The other parameters, such as causal_model and noise_type, specify a "learnable" SCM, which refers to the special additive models compared with the general SCMs spectrum. See SCMs Data Generation for a brief introduction.

Now we could similarly apply the hybrid algorithms on the dataset we generate.
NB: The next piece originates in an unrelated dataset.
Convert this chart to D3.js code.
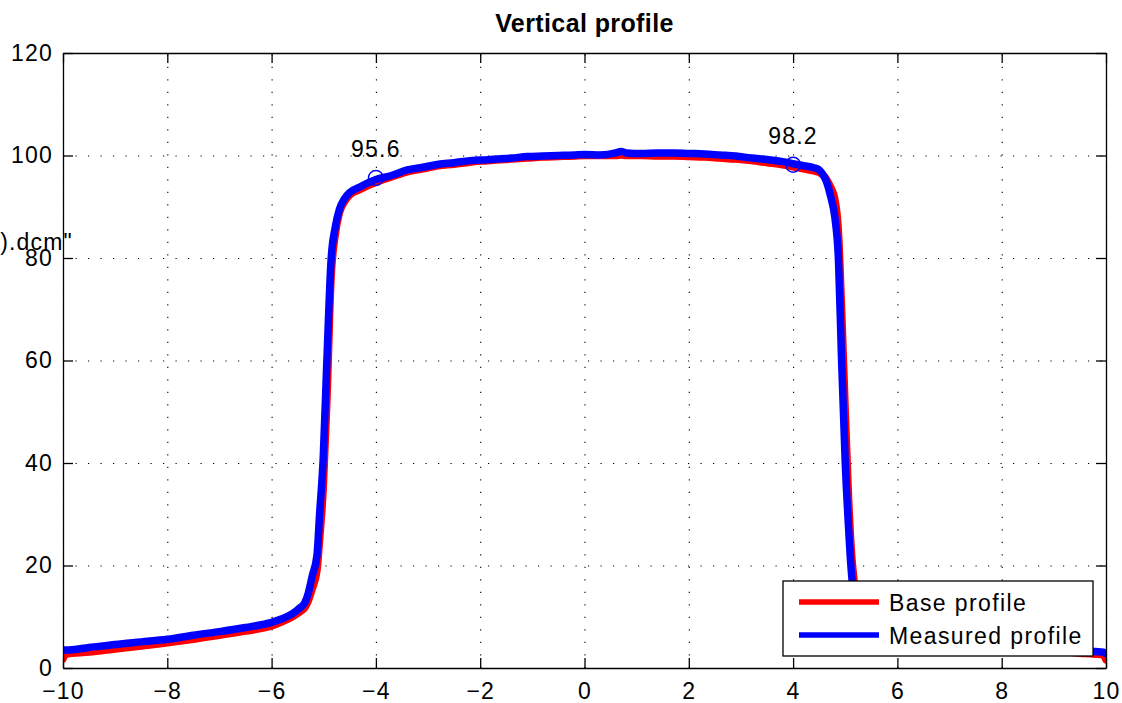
<!DOCTYPE html>
<html>
<head>
<meta charset="utf-8">
<script src="https://cdn.jsdelivr.net/npm/d3@7"></script>
<style>
  body { margin: 0; background: #fff; }
  text { font-family: "Liberation Sans", Arial, Helvetica, sans-serif; }
</style>
</head>
<body>
<script>
// positions along the profile (cm)
const xPos = [-10, -9.95, -9.5, -9, -8.5, -8, -7.5, -7, -6.5, -6, -5.8, -5.6, -5.45, -5.36, -5.3, -5.22, -5.13, -5.08, -5.01, -4.94,
  -4.86, -4.78, -4.7, -4.6, -4.5, -4.3, -4.0, -3.7, -3.4, -3.1, -2.8, -2.5, -2.2, -2.0, -1.7, -1.4, -1.1, -0.8, -0.5, -0.2,
  0, 0.3, 0.6, 0.7, 0.8, 1.1, 1.4, 1.7, 2.0, 2.3, 2.6, 2.9, 3.2, 3.5, 3.8, 4.0, 4.2, 4.4, 4.5, 4.6,
  4.65, 4.72, 4.8, 4.87, 4.93, 5.0, 5.06, 5.11, 5.17, 5.25, 5.35, 5.45, 5.6, 5.8, 6, 6.5, 7, 7.5, 8, 8.5,
  9, 9.5, 9.8, 9.95, 10]

const baseProfile = [1.8, 2.7, 3.1, 3.7, 4.3, 4.9, 5.6, 6.4, 7.2, 8.2, 9.0, 10.0, 11.0, 11.8, 13, 15.5, 19, 25, 35, 52,
  76, 84.5, 88.8, 91, 92.3, 93.4, 94.8, 95.8, 96.8, 97.4, 98.0, 98.3, 98.7, 98.9, 99.1, 99.3, 99.5, 99.7, 99.8, 99.9,
  100.0, 100.0, 100.0, 100.1, 100.0, 100.0, 99.9, 99.9, 99.8, 99.7, 99.5, 99.3, 99.0, 98.6, 98.2, 97.8, 97.4, 97.0, 96.7, 95.9,
  95.2, 93.8, 91.5, 85, 70, 50, 34, 24, 17, 13.5, 11.6, 10.6, 9.7, 8.9, 8.2, 7.0, 6.0, 5.2, 4.5, 3.9,
  3.3, 2.9, 2.7, 2.5, 1.6]

const measuredProfile = [3.5, 3.5, 4.0, 4.6, 5.1, 5.6, 6.4, 7.1, 7.9, 8.9, 9.6, 10.6, 11.8, 12.8, 14.5, 18, 22, 30, 41, 60,
  79.5, 86, 89.5, 91.6, 92.8, 93.9, 95.3, 96.1, 97.2, 97.7, 98.3, 98.6, 99.0, 99.1, 99.3, 99.5, 99.8, 99.9, 100.0, 100.1,
  100.2, 100.1, 100.5, 100.8, 100.5, 100.4, 100.5, 100.5, 100.4, 100.3, 100.1, 99.9, 99.5, 99.2, 98.8, 98.4, 98.0, 97.6, 97.2, 95.8,
  94.6, 92, 88, 79.6, 60, 40, 28, 19.7, 14, 12.5, 11.5, 10.8, 10, 9.2, 8.6, 7.4, 6.4, 5.6, 5.0, 4.4,
  3.9, 3.4, 3.2, 3.1, 2.8]

// points annotated on the measured profile
const markX = [-4, 4]
const markY = [95.6, 98.2]
const markLabels = ['95.6', '98.2']

const xTicks = [-10, -8, -6, -4, -2, 0, 2, 4, 6, 8, 10]
const yTicks = [0, 20, 40, 60, 80, 100, 120]

const seriesNames = ['Base profile', 'Measured profile']
const seriesColors = ['#ff0000', '#0000ff']

const margin = {top: 53, left: 63, right: 16, bottom: 35}
const width = 1122 - margin.left - margin.right
const height = 703 - margin.top - margin.bottom

const svg = d3.select('body').append('svg')
  .attr('width', 1122)
  .attr('height', 703)

const g = svg.append('g')
  .attr('transform', `translate(${margin.left},${margin.top})`)

const x = d3.scaleLinear().domain([-10, 10]).range([0, width])
const y = d3.scaleLinear().domain([0, 120]).range([height, 0])

// dotted grid
g.append('g').attr('class', 'grid')
  .attr('transform', `translate(0,${height})`)
  .call(d3.axisBottom(x).tickValues(xTicks).tickSize(-height).tickFormat(''))
g.append('g').attr('class', 'grid')
  .call(d3.axisLeft(y).tickValues(yTicks).tickSize(-width).tickFormat(''))
g.selectAll('.grid .domain').remove()
g.selectAll('.grid line')
  .attr('stroke', '#000')
  .attr('stroke-width', 1.1)
  .attr('stroke-dasharray', '1.2,11.3')

svg.append('clipPath').attr('id', 'clip')
  .append('rect').attr('width', width).attr('height', height)

const line = (vals) => d3.line()
  .x((d, i) => x(xPos[i]))
  .y((d) => y(d))
  .curve(d3.curveMonotoneX)(vals)

const lines = g.append('g').attr('clip-path', 'url(#clip)')
;[baseProfile, measuredProfile].forEach((vals, i) => {
  lines.append('path')
    .attr('d', line(vals))
    .attr('fill', 'none')
    .attr('stroke', seriesColors[i])
    .attr('stroke-width', 7.5)
    .attr('stroke-linejoin', 'round')
    .attr('stroke-linecap', 'round')
})

// markers + labels
markX.forEach((mx, i) => {
  g.append('circle')
    .attr('cx', x(mx)).attr('cy', y(markY[i])).attr('r', 7.5)
    .attr('fill', 'none').attr('stroke', '#0000ff').attr('stroke-width', 1.4)
  g.append('text')
    .attr('x', x(mx)).attr('y', y(markY[i]) - 21)
    .attr('text-anchor', 'middle')
    .attr('font-size', 23).attr('letter-spacing', 1.2)
    .text(markLabels[i])
})

// axes, ticks inward
const styleAxis = (sel) => {
  sel.select('.domain').attr('stroke', '#000').attr('stroke-width', 1.3)
  sel.selectAll('.tick line').attr('stroke', '#000').attr('stroke-width', 1.3)
  sel.selectAll('text').attr('font-size', 23).attr('fill', '#000').attr('letter-spacing', 1.2)
    .style('font-family', '"Liberation Sans", Arial, Helvetica, sans-serif')
}

g.append('g').attr('transform', `translate(0,${height})`)
  .call(d3.axisBottom(x).tickValues(xTicks).tickSizeInner(-10).tickSizeOuter(0).tickPadding(15))
  .call(styleAxis)
g.append('g')
  .call(d3.axisTop(x).tickValues(xTicks).tickSizeInner(-10).tickSizeOuter(0).tickFormat(''))
  .call(styleAxis)
g.append('g')
  .call(d3.axisLeft(y).tickValues(yTicks).tickSizeInner(-10).tickSizeOuter(0).tickPadding(10))
  .call(styleAxis)
g.append('g').attr('transform', `translate(${width},0)`)
  .call(d3.axisRight(y).tickValues(yTicks).tickSizeInner(-10).tickSizeOuter(0).tickFormat(''))
  .call(styleAxis)

// title
svg.append('text')
  .attr('x', margin.left + width / 2).attr('y', 32)
  .attr('text-anchor', 'middle')
  .attr('font-size', 25).attr('font-weight', 'bold').attr('letter-spacing', 0.4)
  .text('Vertical profile')

// leftover y label text, cut off at the page edge
svg.append('text')
  .attr('x', 73).attr('y', 250)
  .attr('text-anchor', 'end')
  .attr('font-size', 23).attr('letter-spacing', 1.2)
  .text(').dcm"')

// legend
const legend = svg.append('g').attr('transform', 'translate(783,581)')
legend.append('rect')
  .attr('width', 310).attr('height', 75)
  .attr('fill', '#fff').attr('stroke', '#000').attr('stroke-width', 1.3)
seriesNames.forEach((name, i) => {
  const ly = 21 + i * 33
  legend.append('line')
    .attr('x1', 16).attr('x2', 96).attr('y1', ly).attr('y2', ly)
    .attr('stroke', seriesColors[i]).attr('stroke-width', 5.5)
  legend.append('text')
    .attr('x', 106).attr('y', ly + 8.5)
    .attr('font-size', 23).attr('letter-spacing', 1.4)
    .text(name)
})
</script>
</body>
</html>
We also have the ground_truth as the causal structure relative to the dataset.

4. Evaluation

If we have the ground-truth with respect to the causal relations we are interested in, then we can evaluate the estimated causal graph by using the evaluation module in CADIMULC.

from cadimulc.utils.evaluation import Evaluator

By simply inputting two of the adjacency matrices representing the ground-truth and the estimated causal graph respectively, Evaluator will calculate the metrics relative to causal graphs, akin to the common indicators used in machine learning, such as causal edge precision, causal edge recall, and causal edge f1-score.

causal_edge_precision = Evaluator.precision_pairwise(
        true_graph=ground_truth,
        est_graph=nonlinear_mlc.adjacency_matrix_
)

causal_edge_recall = Evaluator.recall_pairwise(
        true_graph=ground_truth,
        est_graph=nonlinear_mlc.adjacency_matrix_
)

causal_edge_f1_score = Evaluator.f1_score_pairwise(
        true_graph=ground_truth,
        est_graph=nonlinear_mlc.adjacency_matrix_
)

print(causal_edge_precision, causal_edge_recall, causal_edge_f1_score)

To see more usages and details, please refer to Evaluation and Visualization

5. Important Usage Advice

Notice that the "micro" causal discovery workflow is only for the purpose of demonstration. Technically speaking, mainstream causal discovery algorithms are "noise-driven" algorithms, thus the performance of the algorithm is usually susceptible to the parameters of data generation.

Development Testing and the relevant paper also show that data simulation in Generator might be over-rigorous that few causal algorithms perform well on that simulation dataset.

Yet if developers would like to refer to this workflow, the following advice might be helpful:

Fine-tune the built-in simulation function in the source code of Generator, so that it fits the best with your domain knowledge. Simulation in CADIMULC wishes to provide you a causation generation framework, NOT a causation generation standard;

Filter out some "unlearnable" generation dataset by running a series of random seed;

Make sure you have involved other causal discovery methods as the baseline.